We then, complimentary colour guide in hand, walked to the main area of interest, the hangar. This proved to be a treasure trove for any Harrier enthusiast, housing several aircraft and lots of items and memorabilia associated with the Harrier. The place was spotless and all the contents were accessible, clean and well displayed and cared for. The aircraft were: Harrier T4 XZ146, GR3 XV799, GR3 XW923 cockpit section, GR7A ZD318 (the first UK Harrier II/GR5) with every pylon loaded with stores, AV-8B 162964 cockpit section and GR1 XV279 (the fourth Development Batch Harrier) still carrying the legend Hawker Siddeley Harrier (hurrah!)

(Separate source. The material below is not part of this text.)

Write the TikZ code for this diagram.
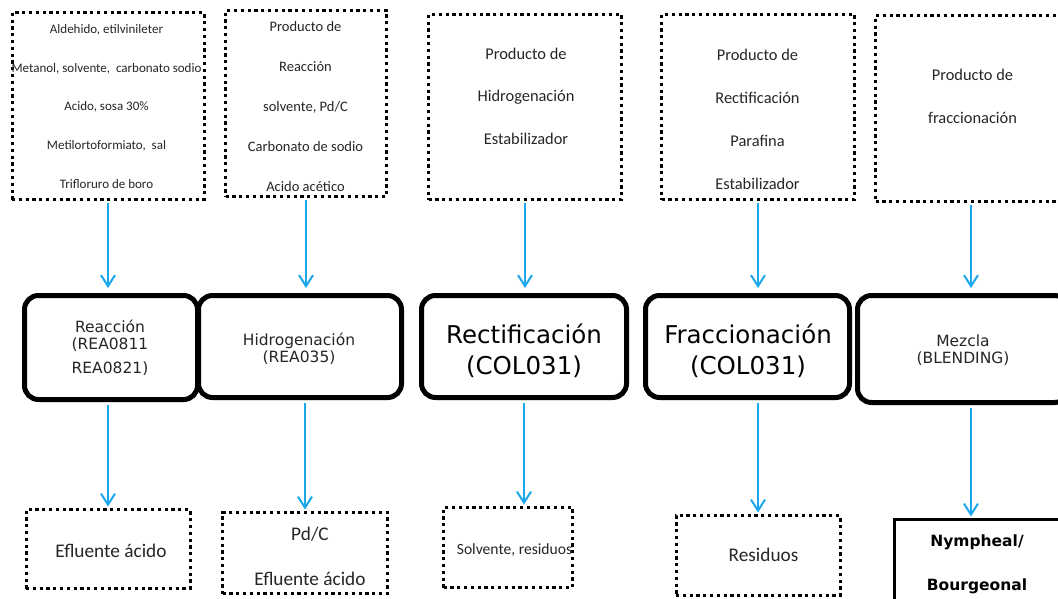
\documentclass[tikz,border=0pt]{standalone}
\usepackage{fontspec}
\setmainfont{Carlito}
\newfontfamily\vfont{DejaVu Sans}
\usetikzlibrary{arrows.meta,shadows,calc}
\definecolor{arrblue}{RGB}{28,167,236}
\definecolor{txtgray}{RGB}{38,38,38}
\begin{document}
\begin{tikzpicture}[x=1pt,y=1pt,
  dotbox/.style={draw=black, line width=3pt, dash pattern=on 3.2pt off 3.6pt, inner sep=0pt},
  procbox/.style={draw=black, line width=5pt, rounded corners=14pt, fill=white, inner sep=0pt,
     drop shadow={shadow xshift=1.5pt, shadow yshift=-2.5pt, opacity=0.3}},
  prodbox/.style={draw=black, line width=3pt, inner sep=0pt},
  lbl/.style={inner sep=0pt, align=center, text=txtgray},
  flow/.style={draw=arrblue, line width=2pt, -{Straight Barb[length=11pt,width=14pt]}},
]
\useasboundingbox (0,0) rectangle (1058,-598);
\clip (0,0) rectangle (1058,-598);
\fill[white] (0,0) rectangle (1058,-598);

% top input boxes
\node[dotbox, minimum width=192pt, minimum height=187pt] (t1) at (108,-106) {};
\node[dotbox, minimum width=161pt, minimum height=186pt] (t2) at (306,-103.5) {};
\node[dotbox, minimum width=193pt, minimum height=185pt] (t3) at (525,-107) {};
\node[dotbox, minimum width=193pt, minimum height=185pt] (t4) at (758,-107) {};
\node[dotbox, minimum width=191pt, minimum height=186pt] (t5) at (971,-108.5) {};

\node[lbl, font=\fontsize{13}{38.75}\selectfont] (t1txt) at (106.5,-106.5)
  {Aldehido, etilvinileter\\Metanol, solvente,~ carbonato sodio\\Acido, sosa 30\%\\Metilortoformiato,~ sal\\Trifloruro de boro};
\node[lbl, font=\fontsize{14.5}{40}\selectfont] (t2txt) at (305.5,-106.5)
  {Producto de\\Reacción\\solvente, Pd/C\\Carbonato de sodio\\Acido acético};
\node[lbl, font=\fontsize{16.4}{42.5}\selectfont] (t3txt) at (526,-96)
  {Producto de\\Hidrogenación\\Estabilizador};
\node[lbl, font=\fontsize{16.4}{43}\selectfont] (t4txt) at (757.5,-119)
  {Producto de\\Rectificación\\Parafina\\Estabilizador};
\node[lbl, font=\fontsize{16.4}{43}\selectfont] (t5txt) at (972.5,-96)
  {Producto de\\fraccionación};

% process boxes
\node[procbox, minimum width=173pt, minimum height=104pt] (m1) at (111,-347.5) {};
\node[procbox, minimum width=203pt, minimum height=102pt] (m2) at (300,-346.5) {};
\node[procbox, minimum width=205pt, minimum height=102pt] (m3) at (524,-346.5) {};
\node[procbox, minimum width=204pt, minimum height=102pt] (m4) at (747.5,-346.5) {};
\node[procbox, minimum width=211pt, minimum height=107pt] (m5) at (963,-349) {};

\node[lbl, font=\vfont\fontsize{15.5}{17}\selectfont] (m1txt) at (110,-348)
  {Reacción\\(REA0811\\[7pt]REA0821)};
\node[lbl, font=\vfont\fontsize{15.5}{17}\selectfont] (m2txt) at (299,-349)
  {Hidrogenación\\(REA035)};
\node[lbl, font=\vfont\fontsize{24.5}{31}\selectfont, text=black] (m3txt) at (524,-350.5)
  {Rectificación\\(COL031)};
\node[lbl, font=\vfont\fontsize{24.5}{31}\selectfont, text=black] (m4txt) at (748,-350.5)
  {Fraccionación\\(COL031)};
\node[lbl, font=\vfont\fontsize{15.5}{17}\selectfont] (m5txt) at (963,-350)
  {Mezcla\\(BLENDING)};

% output boxes
\node[dotbox, minimum width=164pt, minimum height=79pt] (b1) at (108,-549) {};
\node[dotbox, minimum width=165pt, minimum height=81pt] (b2) at (305,-553) {};
\node[dotbox, minimum width=129pt, minimum height=80pt] (b3) at (508,-547.5) {};
\node[dotbox, minimum width=164pt, minimum height=80pt] (b4) at (758,-555.5) {};
\node[prodbox, minimum width=166pt, minimum height=85.5pt] (b5) at (977.5,-562.25) {};

\node[lbl, font=\fontsize{19.3}{23}\selectfont] (b1txt) at (111,-551) {Efluente ácido};
\node[lbl, font=\fontsize{19.3}{45}\selectfont] (b2txt) at (310,-556.5) {Pd/C\\Efluente ácido};
\node[lbl, font=\fontsize{15.6}{19}\selectfont] (b3txt) at (514.5,-550.5) {Solvente, residuos};
\node[lbl, font=\fontsize{19.3}{23}\selectfont] (b4txt) at (763.5,-555) {Residuos};
\node[lbl, font=\vfont\bfseries\fontsize{15.5}{44}\selectfont, text=black] (b5txt) at (977,-564.5) {Nympheal/\\Bourgeonal};

% connectors: inputs to processes
\foreach \t/\m in {t1/m1,t2/m2,t3/m3,t4/m4,t5/m5}
  \draw[flow, shorten <=1.5pt, shorten >=5pt] (\t.south) -- (\t.south |- \m.north);

% connectors: processes to outputs
\draw[flow, shorten <=2.5pt, shorten >=1.5pt] (b1.north |- m1.south) -- (b1.north);
\draw[flow, shorten <=2.5pt, shorten >=1.5pt] (b2.north |- m2.south) -- (b2.north);
\draw[flow, shorten <=2.5pt, shorten >=1.5pt] (m3.south) -- (m3.south |- b3.north);
\draw[flow, shorten <=2.5pt, shorten >=1.5pt] (b4.north |- m4.south) -- (b4.north);
\draw[flow, shorten <=2.5pt, shorten >=1.5pt] (t5.south |- m5.south) -- (t5.south |- b5.north);
\end{tikzpicture}
\end{document}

    Ancillary items included a cutaway Pegasus, a complete Pegasus, a gun pod, several external stores pylons, a glass case containing a very large number of 1/72nd scale model Harriers of various Mks and liveries and a 1/24th scale GR1. There were three Harrier wind tunnel models: a GR5 with LERX, AAR probe and a wide selection of external stores, a GR1 hot gas rig model with its associated pipework, and another wind tunnel model with a lengthened front fuselage, FA2 type cockpit and nose, a T2 rear fuselage and a wing with square cut tips. There were also two front fuselage models, one with a bulbous radar nose, the other with a finely tapered nose.
    A number of large placards were on show: RAF Cottesmore Joint Force Harrier, Welcome to Happy Four, Harrier Force South (presumably Falklands), a number of large wall plaques: Joint Force Harrier, Joint Strike Wing - Joint Force Harrier, and some bar signs: The Hover Inn, The Old Forge Inn - “Ogu Bar”. A real treasure was a varnished wood plaque with the Tripartite Evaluation Squadron roundel at the top beneath which was the inscription “To All Who Serve in the Kestrel Evaluation Squadron from Hawker Siddeley Aviation Ltd, 1965”.
    After thanking our very helpful hosts for an excellent visit, we handed in our passes and set of down the A1 for home. A long day but well worth the journey.